YOUR OBJECTIVE: Restate, exactly and only, the lines from the first through the line containing "const FONT = '17.2px Lato, sans-serif';".

DATASET CONTENT:
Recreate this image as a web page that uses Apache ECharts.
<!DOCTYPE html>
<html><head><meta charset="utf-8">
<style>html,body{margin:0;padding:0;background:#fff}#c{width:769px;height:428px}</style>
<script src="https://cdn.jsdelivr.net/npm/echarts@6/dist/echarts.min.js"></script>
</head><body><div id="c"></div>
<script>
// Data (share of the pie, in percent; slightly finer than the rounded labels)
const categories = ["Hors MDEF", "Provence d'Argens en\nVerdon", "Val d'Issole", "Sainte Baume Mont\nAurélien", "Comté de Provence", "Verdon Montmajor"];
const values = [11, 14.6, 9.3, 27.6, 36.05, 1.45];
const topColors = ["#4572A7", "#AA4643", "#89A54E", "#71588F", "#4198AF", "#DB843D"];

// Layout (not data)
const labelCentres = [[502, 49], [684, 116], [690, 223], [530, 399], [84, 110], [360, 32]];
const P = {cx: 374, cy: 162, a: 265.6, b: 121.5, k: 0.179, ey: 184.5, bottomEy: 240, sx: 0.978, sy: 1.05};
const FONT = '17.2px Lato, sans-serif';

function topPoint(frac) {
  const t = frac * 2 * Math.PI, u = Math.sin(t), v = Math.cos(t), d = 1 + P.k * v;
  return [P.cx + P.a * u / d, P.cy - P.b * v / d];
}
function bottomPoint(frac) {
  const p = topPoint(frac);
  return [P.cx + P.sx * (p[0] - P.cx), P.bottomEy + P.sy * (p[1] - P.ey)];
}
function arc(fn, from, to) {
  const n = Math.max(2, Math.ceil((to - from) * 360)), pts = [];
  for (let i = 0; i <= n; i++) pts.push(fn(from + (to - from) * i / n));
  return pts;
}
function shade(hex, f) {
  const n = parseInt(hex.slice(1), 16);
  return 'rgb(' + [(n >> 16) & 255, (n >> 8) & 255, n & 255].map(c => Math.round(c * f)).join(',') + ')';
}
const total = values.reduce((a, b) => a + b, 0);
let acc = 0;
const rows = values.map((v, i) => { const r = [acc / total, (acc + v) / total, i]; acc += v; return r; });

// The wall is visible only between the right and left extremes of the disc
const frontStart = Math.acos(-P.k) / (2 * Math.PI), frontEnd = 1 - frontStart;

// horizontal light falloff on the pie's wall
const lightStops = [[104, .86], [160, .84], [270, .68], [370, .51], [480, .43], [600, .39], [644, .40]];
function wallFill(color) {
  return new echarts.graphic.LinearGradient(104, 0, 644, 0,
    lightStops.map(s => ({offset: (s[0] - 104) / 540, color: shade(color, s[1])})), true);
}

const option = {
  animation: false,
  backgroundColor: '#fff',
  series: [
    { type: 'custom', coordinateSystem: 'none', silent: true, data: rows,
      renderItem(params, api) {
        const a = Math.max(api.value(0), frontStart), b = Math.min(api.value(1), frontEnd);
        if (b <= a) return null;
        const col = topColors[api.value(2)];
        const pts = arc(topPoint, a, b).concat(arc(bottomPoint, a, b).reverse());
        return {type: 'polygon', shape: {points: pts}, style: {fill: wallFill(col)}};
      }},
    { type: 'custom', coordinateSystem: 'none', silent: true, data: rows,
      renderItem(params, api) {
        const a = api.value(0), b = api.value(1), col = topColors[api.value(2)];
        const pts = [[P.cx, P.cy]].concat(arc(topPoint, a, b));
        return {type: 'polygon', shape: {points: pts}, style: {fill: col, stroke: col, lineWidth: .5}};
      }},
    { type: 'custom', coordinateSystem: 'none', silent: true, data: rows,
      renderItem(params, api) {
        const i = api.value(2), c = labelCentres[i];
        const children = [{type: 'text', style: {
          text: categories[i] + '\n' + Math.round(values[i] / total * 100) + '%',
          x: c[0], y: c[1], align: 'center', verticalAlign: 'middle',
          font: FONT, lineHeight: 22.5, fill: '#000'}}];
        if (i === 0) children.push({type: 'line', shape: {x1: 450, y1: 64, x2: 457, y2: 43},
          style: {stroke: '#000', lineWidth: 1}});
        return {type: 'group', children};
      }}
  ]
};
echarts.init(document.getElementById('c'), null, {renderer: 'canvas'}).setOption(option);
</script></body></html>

RESULT OF THE TASK:
Recreate this image as a web page that uses Apache ECharts.
<!DOCTYPE html>
<html><head><meta charset="utf-8">
<style>html,body{margin:0;padding:0;background:#fff}#c{width:769px;height:428px}</style>
<script src="https://cdn.jsdelivr.net/npm/echarts@6/dist/echarts.min.js"></script>
</head><body><div id="c"></div>
<script>
// Data (share of the pie, in percent; slightly finer than the rounded labels)
const categories = ["Hors MDEF", "Provence d'Argens en\nVerdon", "Val d'Issole", "Sainte Baume Mont\nAurélien", "Comté de Provence", "Verdon Montmajor"];
const values = [11, 14.6, 9.3, 27.6, 36.05, 1.45];
const topColors = ["#4572A7", "#AA4643", "#89A54E", "#71588F", "#4198AF", "#DB843D"];

// Layout (not data)
const labelCentres = [[502, 49], [684, 116], [690, 223], [530, 399], [84, 110], [360, 32]];
const P = {cx: 374, cy: 162, a: 265.6, b: 121.5, k: 0.179, ey: 184.5, bottomEy: 240, sx: 0.978, sy: 1.05};
const FONT = '17.2px Lato, sans-serif';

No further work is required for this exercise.